**** DATASET EXTRACT

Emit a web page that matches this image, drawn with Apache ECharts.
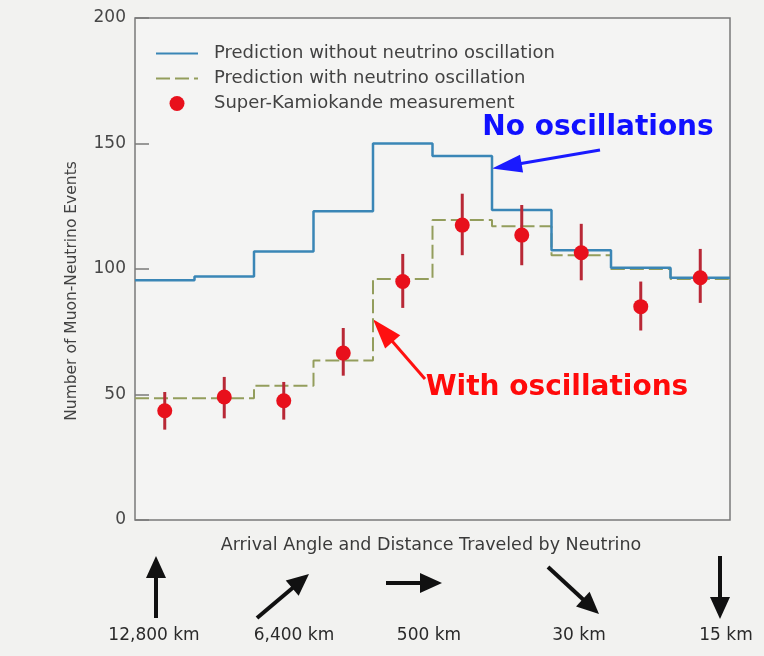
<!DOCTYPE html>
<html>
<head>
<meta charset="utf-8">
<script src="https://cdn.jsdelivr.net/npm/echarts@6/dist/echarts.min.js"></script>
<style>
  html, body { margin: 0; padding: 0; background: #f2f2f0; }
  #chart { width: 764px; height: 656px; }
</style>
</head>
<body>
<div id="chart"></div>
<script>
// Ten zenith-angle bins, upward-going (left) to downward-going (right)
const binEdges = [0, 1, 2, 3, 4, 5, 6, 7, 8, 9, 10];
const binCenters = [0.5, 1.5, 2.5, 3.5, 4.5, 5.5, 6.5, 7.5, 8.5, 9.5];

// Expected muon-neutrino events per bin
const noOscillation = [95.5, 97, 107, 123, 150, 145, 123.5, 107.5, 100.5, 96.5];
const withOscillation = [48.5, 48.5, 53.5, 63.5, 96, 119.5, 117, 105.5, 100, 96];

// Super-Kamiokande measured events with error-bar limits
const measured = [43.5, 49, 47.5, 66.5, 95, 117.5, 113.5, 106.5, 85, 96.5];
const errLow = [36, 40.5, 40, 57.5, 84.5, 105.5, 101.5, 95.5, 75.5, 86.5];
const errHigh = [51, 57, 55, 76.5, 106, 130, 125.5, 118, 95, 108];

const yTicks = [0, 50, 100, 150, 200];

const seriesNames = [
  'Prediction without neutrino oscillation',
  'Prediction with neutrino oscillation',
  'Super-Kamiokande measurement'
];

// Arrival direction and path length shown under the axis
const distanceLabels = ['12,800 km', '6,400 km', '500 km', '30 km', '15 km'];

const textFont = '"DejaVu Sans", Roboto, sans-serif';
const axisGrey = '#7a7a7a';
const inkGrey = '#424242';

// step-histogram outline: one point per bin edge, repeating the last value
function histogram(values) {
  return binEdges.map((e, i) => [e, values[Math.min(i, values.length - 1)]]);
}

const chart = echarts.init(document.getElementById('chart'), null, { renderer: 'canvas' });

chart.setOption({
  backgroundColor: '#f2f2f0',
  animation: false,
  grid: {
    left: 135, right: 34, top: 18, bottom: 136,
    show: true,
    backgroundColor: '#f4f4f3',
    borderColor: axisGrey,
    borderWidth: 1.5
  },
  legend: {
    // the two prediction entries show only their line, no marker
    data: [
      { name: seriesNames[0], itemStyle: { opacity: 0 } },
      { name: seriesNames[1], itemStyle: { opacity: 0 } },
      { name: seriesNames[2] }
    ],
    orient: 'vertical',
    left: 155, top: 44.5, padding: 0,
    itemWidth: 42, itemHeight: 15, itemGap: 7,
    selectedMode: false,
    textStyle: {
      fontFamily: textFont, fontSize: 18, color: inkGrey,
      lineHeight: 15,
      padding: [0, 0, 0, 11]
    }
  },
  xAxis: {
    type: 'value', min: 0, max: 10,
    axisLine: { show: false }, axisTick: { show: false },
    axisLabel: { show: false }, splitLine: { show: false }
  },
  yAxis: {
    type: 'value', min: yTicks[0], max: yTicks[yTicks.length - 1], interval: 50,
    axisLine: { show: false },
    axisTick: { show: true, inside: true, length: 14, lineStyle: { color: axisGrey, width: 1.5 } },
    axisLabel: {
      margin: 9, fontFamily: textFont, fontSize: 17, color: '#474747'
    },
    splitLine: { show: false }
  },
  series: [
    {
      name: seriesNames[0],
      type: 'line', step: 'end', symbol: 'none',
      data: histogram(noOscillation),
      lineStyle: { color: '#3a86b6', width: 2.5 },
      itemStyle: { color: '#3a86b6' },
      z: 3
    },
    {
      name: seriesNames[1],
      type: 'line', step: 'end', symbol: 'none',
      data: histogram(withOscillation),
      lineStyle: { color: '#939d5c', width: 2, type: [14, 5] },
      itemStyle: { color: '#939d5c' },
      z: 2
    },
    {
      name: 'errors',
      type: 'custom',
      data: binCenters.map((c, i) => [c, errLow[i], errHigh[i]]),
      renderItem: function (params, api) {
        const lo = api.coord([api.value(0), api.value(1)]);
        const hi = api.coord([api.value(0), api.value(2)]);
        return {
          type: 'line',
          shape: { x1: lo[0], y1: lo[1], x2: hi[0], y2: hi[1] },
          style: { stroke: '#b82836', lineWidth: 3 }
        };
      },
      z: 4
    },
    {
      name: seriesNames[2],
      type: 'scatter',
      data: binCenters.map((c, i) => [c, measured[i]]),
      symbol: 'circle', symbolSize: 15,
      itemStyle: { color: '#e8101c', opacity: 1 },
      z: 5
    }
  ]
});

// arrow made of a shaft and a filled head
function arrow(from, to, color, shaft, headLen, headHalf) {
  const dx = to[0] - from[0], dy = to[1] - from[1];
  const len = Math.hypot(dx, dy);
  const ux = dx / len, uy = dy / len;
  const bx = to[0] - ux * headLen, by = to[1] - uy * headLen;
  return {
    type: 'group',
    children: [
      {
        type: 'line',
        shape: { x1: from[0], y1: from[1], x2: bx + ux * 2, y2: by + uy * 2 },
        style: { stroke: color, lineWidth: shaft }
      },
      {
        type: 'polygon',
        shape: { points: [to, [bx - uy * headHalf, by + ux * headHalf], [bx + uy * headHalf, by - ux * headHalf]] },
        style: { fill: color }
      }
    ]
  };
}

// direction arrows and distances under the axis title
const directionArrows = [
  { from: [156, 618], to: [156, 556], label: [154, 636] },
  { from: [257, 618], to: [309, 574], label: [294, 636] },
  { from: [386, 583], to: [442, 583], label: [429, 636] },
  { from: [548, 567], to: [599, 614], label: [579, 636] },
  { from: [720, 556], to: [720, 619], label: [726, 636] }
];

const graphics = [
  {
    type: 'text',
    x: 72, y: 291, rotation: Math.PI / 2,
    style: {
      text: 'Number of Muon-Neutrino Events',
      font: '15.5px ' + textFont, fill: inkGrey,
      align: 'center', verticalAlign: 'middle'
    }
  },
  {
    type: 'text',
    x: 431, y: 545,
    style: {
      text: 'Arrival Angle and Distance Traveled by Neutrino',
      font: '17.5px ' + textFont, fill: '#3a3a3a',
      align: 'center', verticalAlign: 'middle'
    }
  }
];

directionArrows.forEach((a, i) => {
  graphics.push(arrow(a.from, a.to, '#111', 4, 22, 10));
  graphics.push({
    type: 'text',
    x: a.label[0], y: a.label[1],
    style: {
      text: distanceLabels[i],
      font: '17px ' + textFont, fill: '#2a2a2a',
      align: 'center', verticalAlign: 'middle'
    }
  });
});

// callouts pointing at the two predictions
const noOscTip = chart.convertToPixel({ gridIndex: 0 }, [6, 140]);
const withOscTip = chart.convertToPixel({ gridIndex: 0 }, [4, 80]);

graphics.push(arrow([600, 150], noOscTip, '#1a1aff', 3, 30, 9));
graphics.push({
  type: 'text', x: 598, y: 128,
  style: {
    text: 'No oscillations',
    font: 'bold 28px "DejaVu Sans", sans-serif', fill: '#1010ff',
    align: 'center', verticalAlign: 'middle'
  }
});
graphics.push(arrow([425, 379], withOscTip, '#ff1010', 3, 30, 10));
graphics.push({
  type: 'text', x: 557, y: 388,
  style: {
    text: 'With oscillations',
    font: 'bold 28px "DejaVu Sans", sans-serif', fill: '#ff0a0a',
    align: 'center', verticalAlign: 'middle'
  }
});

chart.setOption({ graphic: graphics });
</script>
</body>
</html>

********

[TASK OBJECTIVE]:
In your copy of the listing above, reproduce each line exactly and omit all pictures.

[FULL ANSWER]:
Emit a web page that matches this image, drawn with Apache ECharts.
<!DOCTYPE html>
<html>
<head>
<meta charset="utf-8">
<script src="https://cdn.jsdelivr.net/npm/echarts@6/dist/echarts.min.js"></script>
<style>
  html, body { margin: 0; padding: 0; background: #f2f2f0; }
  #chart { width: 764px; height: 656px; }
</style>
</head>
<body>
<div id="chart"></div>
<script>
// Ten zenith-angle bins, upward-going (left) to downward-going (right)
const binEdges = [0, 1, 2, 3, 4, 5, 6, 7, 8, 9, 10];
const binCenters = [0.5, 1.5, 2.5, 3.5, 4.5, 5.5, 6.5, 7.5, 8.5, 9.5];

// Expected muon-neutrino events per bin
const noOscillation = [95.5, 97, 107, 123, 150, 145, 123.5, 107.5, 100.5, 96.5];
const withOscillation = [48.5, 48.5, 53.5, 63.5, 96, 119.5, 117, 105.5, 100, 96];

// Super-Kamiokande measured events with error-bar limits
const measured = [43.5, 49, 47.5, 66.5, 95, 117.5, 113.5, 106.5, 85, 96.5];
const errLow = [36, 40.5, 40, 57.5, 84.5, 105.5, 101.5, 95.5, 75.5, 86.5];
const errHigh = [51, 57, 55, 76.5, 106, 130, 125.5, 118, 95, 108];

const yTicks = [0, 50, 100, 150, 200];

const seriesNames = [
  'Prediction without neutrino oscillation',
  'Prediction with neutrino oscillation',
  'Super-Kamiokande measurement'
];

// Arrival direction and path length shown under the axis
const distanceLabels = ['12,800 km', '6,400 km', '500 km', '30 km', '15 km'];

const textFont = '"DejaVu Sans", Roboto, sans-serif';
const axisGrey = '#7a7a7a';
const inkGrey = '#424242';

// step-histogram outline: one point per bin edge, repeating the last value
function histogram(values) {
  return binEdges.map((e, i) => [e, values[Math.min(i, values.length - 1)]]);
}

const chart = echarts.init(document.getElementById('chart'), null, { renderer: 'canvas' });

chart.setOption({
  backgroundColor: '#f2f2f0',
  animation: false,
  grid: {
    left: 135, right: 34, top: 18, bottom: 136,
    show: true,
    backgroundColor: '#f4f4f3',
    borderColor: axisGrey,
    borderWidth: 1.5
  },
  legend: {
    // the two prediction entries show only their line, no marker
    data: [
      { name: seriesNames[0], itemStyle: { opacity: 0 } },
      { name: seriesNames[1], itemStyle: { opacity: 0 } },
      { name: seriesNames[2] }
    ],
    orient: 'vertical',
    left: 155, top: 44.5, padding: 0,
    itemWidth: 42, itemHeight: 15, itemGap: 7,
    selectedMode: false,
    textStyle: {
      fontFamily: textFont, fontSize: 18, color: inkGrey,
      lineHeight: 15,
      padding: [0, 0, 0, 11]
    }
  },
  xAxis: {
    type: 'value', min: 0, max: 10,
    axisLine: { show: false }, axisTick: { show: false },
    axisLabel: { show: false }, splitLine: { show: false }
  },
  yAxis: {
    type: 'value', min: yTicks[0], max: yTicks[yTicks.length - 1], interval: 50,
    axisLine: { show: false },
    axisTick: { show: true, inside: true, length: 14, lineStyle: { color: axisGrey, width: 1.5 } },
    axisLabel: {
      margin: 9, fontFamily: textFont, fontSize: 17, color: '#474747'
    },
    splitLine: { show: false }
  },
  series: [
    {
      name: seriesNames[0],
      type: 'line', step: 'end', symbol: 'none',
      data: histogram(noOscillation),
      lineStyle: { color: '#3a86b6', width: 2.5 },
      itemStyle: { color: '#3a86b6' },
      z: 3
    },
    {
      name: seriesNames[1],
      type: 'line', step: 'end', symbol: 'none',
      data: histogram(withOscillation),
      lineStyle: { color: '#939d5c', width: 2, type: [14, 5] },
      itemStyle: { color: '#939d5c' },
      z: 2
    },
    {
      name: 'errors',
      type: 'custom',
      data: binCenters.map((c, i) => [c, errLow[i], errHigh[i]]),
      renderItem: function (params, api) {
        const lo = api.coord([api.value(0), api.value(1)]);
        const hi = api.coord([api.value(0), api.value(2)]);
        return {
          type: 'line',
          shape: { x1: lo[0], y1: lo[1], x2: hi[0], y2: hi[1] },
          style: { stroke: '#b82836', lineWidth: 3 }
        };
      },
      z: 4
    },
    {
      name: seriesNames[2],
      type: 'scatter',
      data: binCenters.map((c, i) => [c, measured[i]]),
      symbol: 'circle', symbolSize: 15,
      itemStyle: { color: '#e8101c', opacity: 1 },
      z: 5
    }
  ]
});

// arrow made of a shaft and a filled head
function arrow(from, to, color, shaft, headLen, headHalf) {
  const dx = to[0] - from[0], dy = to[1] - from[1];
  const len = Math.hypot(dx, dy);
  const ux = dx / len, uy = dy / len;
  const bx = to[0] - ux * headLen, by = to[1] - uy * headLen;
  return {
    type: 'group',
    children: [
      {
        type: 'line',
        shape: { x1: from[0], y1: from[1], x2: bx + ux * 2, y2: by + uy * 2 },
        style: { stroke: color, lineWidth: shaft }
      },
      {
        type: 'polygon',
        shape: { points: [to, [bx - uy * headHalf, by + ux * headHalf], [bx + uy * headHalf, by - ux * headHalf]] },
        style: { fill: color }
      }
    ]
  };
}

// direction arrows and distances under the axis title
const directionArrows = [
  { from: [156, 618], to: [156, 556], label: [154, 636] },
  { from: [257, 618], to: [309, 574], label: [294, 636] },
  { from: [386, 583], to: [442, 583], label: [429, 636] },
  { from: [548, 567], to: [599, 614], label: [579, 636] },
  { from: [720, 556], to: [720, 619], label: [726, 636] }
];

const graphics = [
  {
    type: 'text',
    x: 72, y: 291, rotation: Math.PI / 2,
    style: {
      text: 'Number of Muon-Neutrino Events',
      font: '15.5px ' + textFont, fill: inkGrey,
      align: 'center', verticalAlign: 'middle'
    }
  },
  {
    type: 'text',
    x: 431, y: 545,
    style: {
      text: 'Arrival Angle and Distance Traveled by Neutrino',
      font: '17.5px ' + textFont, fill: '#3a3a3a',
      align: 'center', verticalAlign: 'middle'
    }
  }
];

directionArrows.forEach((a, i) => {
  graphics.push(arrow(a.from, a.to, '#111', 4, 22, 10));
  graphics.push({
    type: 'text',
    x: a.label[0], y: a.label[1],
    style: {
      text: distanceLabels[i],
      font: '17px ' + textFont, fill: '#2a2a2a',
      align: 'center', verticalAlign: 'middle'
    }
  });
});

// callouts pointing at the two predictions
const noOscTip = chart.convertToPixel({ gridIndex: 0 }, [6, 140]);
const withOscTip = chart.convertToPixel({ gridIndex: 0 }, [4, 80]);

graphics.push(arrow([600, 150], noOscTip, '#1a1aff', 3, 30, 9));
graphics.push({
  type: 'text', x: 598, y: 128,
  style: {
    text: 'No oscillations',
    font: 'bold 28px "DejaVu Sans", sans-serif', fill: '#1010ff',
    align: 'center', verticalAlign: 'middle'
  }
});
graphics.push(arrow([425, 379], withOscTip, '#ff1010', 3, 30, 10));
graphics.push({
  type: 'text', x: 557, y: 388,
  style: {
    text: 'With oscillations',
    font: 'bold 28px "DejaVu Sans", sans-serif', fill: '#ff0a0a',
    align: 'center', verticalAlign: 'middle'
  }
});

chart.setOption({ graphic: graphics });
</script>
</body>
</html>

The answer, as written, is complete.